** START Data shown **

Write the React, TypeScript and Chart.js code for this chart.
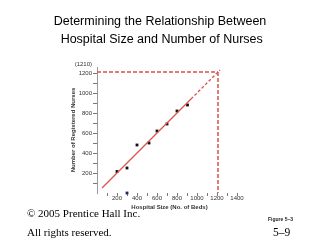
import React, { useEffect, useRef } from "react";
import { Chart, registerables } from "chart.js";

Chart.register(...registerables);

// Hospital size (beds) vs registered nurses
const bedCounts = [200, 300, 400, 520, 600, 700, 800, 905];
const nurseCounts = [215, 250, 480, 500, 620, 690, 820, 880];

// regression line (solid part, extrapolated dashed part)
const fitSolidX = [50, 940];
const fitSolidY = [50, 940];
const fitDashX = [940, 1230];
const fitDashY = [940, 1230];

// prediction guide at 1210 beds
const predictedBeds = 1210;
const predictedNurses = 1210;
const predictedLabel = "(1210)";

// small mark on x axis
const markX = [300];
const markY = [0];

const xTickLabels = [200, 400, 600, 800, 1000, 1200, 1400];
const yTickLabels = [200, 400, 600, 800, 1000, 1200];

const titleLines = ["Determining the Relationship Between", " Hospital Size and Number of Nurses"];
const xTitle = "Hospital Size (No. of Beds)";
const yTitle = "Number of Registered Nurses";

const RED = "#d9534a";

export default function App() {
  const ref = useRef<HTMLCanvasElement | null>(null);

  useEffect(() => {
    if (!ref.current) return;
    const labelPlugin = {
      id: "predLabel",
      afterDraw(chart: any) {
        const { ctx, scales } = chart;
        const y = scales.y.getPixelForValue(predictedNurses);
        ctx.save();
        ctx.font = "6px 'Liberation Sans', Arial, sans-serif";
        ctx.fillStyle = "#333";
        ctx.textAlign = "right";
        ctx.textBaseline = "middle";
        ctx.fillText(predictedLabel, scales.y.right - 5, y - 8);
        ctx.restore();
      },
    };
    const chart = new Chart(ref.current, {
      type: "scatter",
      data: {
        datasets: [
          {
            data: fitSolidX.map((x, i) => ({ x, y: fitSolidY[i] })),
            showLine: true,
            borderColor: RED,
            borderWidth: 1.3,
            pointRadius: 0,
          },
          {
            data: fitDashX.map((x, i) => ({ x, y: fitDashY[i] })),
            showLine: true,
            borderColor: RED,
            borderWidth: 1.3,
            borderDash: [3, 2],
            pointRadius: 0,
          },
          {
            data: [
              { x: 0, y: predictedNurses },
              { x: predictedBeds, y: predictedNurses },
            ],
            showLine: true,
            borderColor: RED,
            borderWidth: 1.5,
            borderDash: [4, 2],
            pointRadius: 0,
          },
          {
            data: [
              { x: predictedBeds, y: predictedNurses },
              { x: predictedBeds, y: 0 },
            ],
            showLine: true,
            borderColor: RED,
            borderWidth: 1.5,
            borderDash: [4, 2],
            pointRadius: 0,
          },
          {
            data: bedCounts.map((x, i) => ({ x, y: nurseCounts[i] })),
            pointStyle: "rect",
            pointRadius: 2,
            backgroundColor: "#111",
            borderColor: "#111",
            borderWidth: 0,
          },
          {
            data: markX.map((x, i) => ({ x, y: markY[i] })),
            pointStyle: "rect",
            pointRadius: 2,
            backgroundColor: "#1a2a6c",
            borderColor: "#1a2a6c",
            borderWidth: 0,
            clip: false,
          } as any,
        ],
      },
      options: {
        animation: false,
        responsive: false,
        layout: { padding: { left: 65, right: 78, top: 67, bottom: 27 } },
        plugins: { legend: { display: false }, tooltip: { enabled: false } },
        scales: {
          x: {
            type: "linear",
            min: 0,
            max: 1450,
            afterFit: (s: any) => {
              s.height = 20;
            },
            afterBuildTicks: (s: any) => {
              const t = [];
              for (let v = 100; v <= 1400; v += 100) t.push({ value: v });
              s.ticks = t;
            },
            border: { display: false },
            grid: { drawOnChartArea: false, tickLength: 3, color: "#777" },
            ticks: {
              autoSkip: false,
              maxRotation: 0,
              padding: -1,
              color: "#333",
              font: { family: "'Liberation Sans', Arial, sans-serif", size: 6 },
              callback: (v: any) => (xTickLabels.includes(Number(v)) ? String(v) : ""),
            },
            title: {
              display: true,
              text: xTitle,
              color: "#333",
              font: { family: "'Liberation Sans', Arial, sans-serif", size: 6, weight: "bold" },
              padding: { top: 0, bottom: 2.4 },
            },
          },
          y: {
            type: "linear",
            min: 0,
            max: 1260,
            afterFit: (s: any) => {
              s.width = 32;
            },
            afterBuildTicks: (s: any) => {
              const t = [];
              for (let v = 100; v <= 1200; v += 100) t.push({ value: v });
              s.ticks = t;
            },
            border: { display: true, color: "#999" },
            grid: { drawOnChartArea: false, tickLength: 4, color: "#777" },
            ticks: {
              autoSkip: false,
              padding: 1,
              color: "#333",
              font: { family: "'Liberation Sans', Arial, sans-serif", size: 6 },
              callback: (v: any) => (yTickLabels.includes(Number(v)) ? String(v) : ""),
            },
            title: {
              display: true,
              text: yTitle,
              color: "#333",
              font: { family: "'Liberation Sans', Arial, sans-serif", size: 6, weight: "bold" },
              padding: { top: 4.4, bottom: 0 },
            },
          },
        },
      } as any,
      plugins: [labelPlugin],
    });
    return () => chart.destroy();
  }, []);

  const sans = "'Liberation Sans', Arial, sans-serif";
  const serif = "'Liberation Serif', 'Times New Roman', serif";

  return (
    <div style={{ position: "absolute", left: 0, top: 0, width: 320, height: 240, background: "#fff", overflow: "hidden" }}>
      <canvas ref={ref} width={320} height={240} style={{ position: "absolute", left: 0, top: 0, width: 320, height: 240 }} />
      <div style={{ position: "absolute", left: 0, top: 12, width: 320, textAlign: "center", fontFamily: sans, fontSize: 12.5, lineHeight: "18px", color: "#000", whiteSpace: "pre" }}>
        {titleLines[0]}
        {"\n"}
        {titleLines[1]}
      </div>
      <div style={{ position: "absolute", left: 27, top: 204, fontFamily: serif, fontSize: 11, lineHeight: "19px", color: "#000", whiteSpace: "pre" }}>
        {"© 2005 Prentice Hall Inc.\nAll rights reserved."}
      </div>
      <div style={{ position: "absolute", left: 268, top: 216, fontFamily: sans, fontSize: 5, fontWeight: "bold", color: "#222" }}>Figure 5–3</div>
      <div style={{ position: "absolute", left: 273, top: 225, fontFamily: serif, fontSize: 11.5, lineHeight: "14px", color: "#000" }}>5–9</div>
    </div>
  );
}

** END Data shown **

(Problem to work on) Copy all lines in the listing above where the string "React" appears.

(Output below)
Write the React, TypeScript and Chart.js code for this chart.
import React, { useEffect, useRef } from "react";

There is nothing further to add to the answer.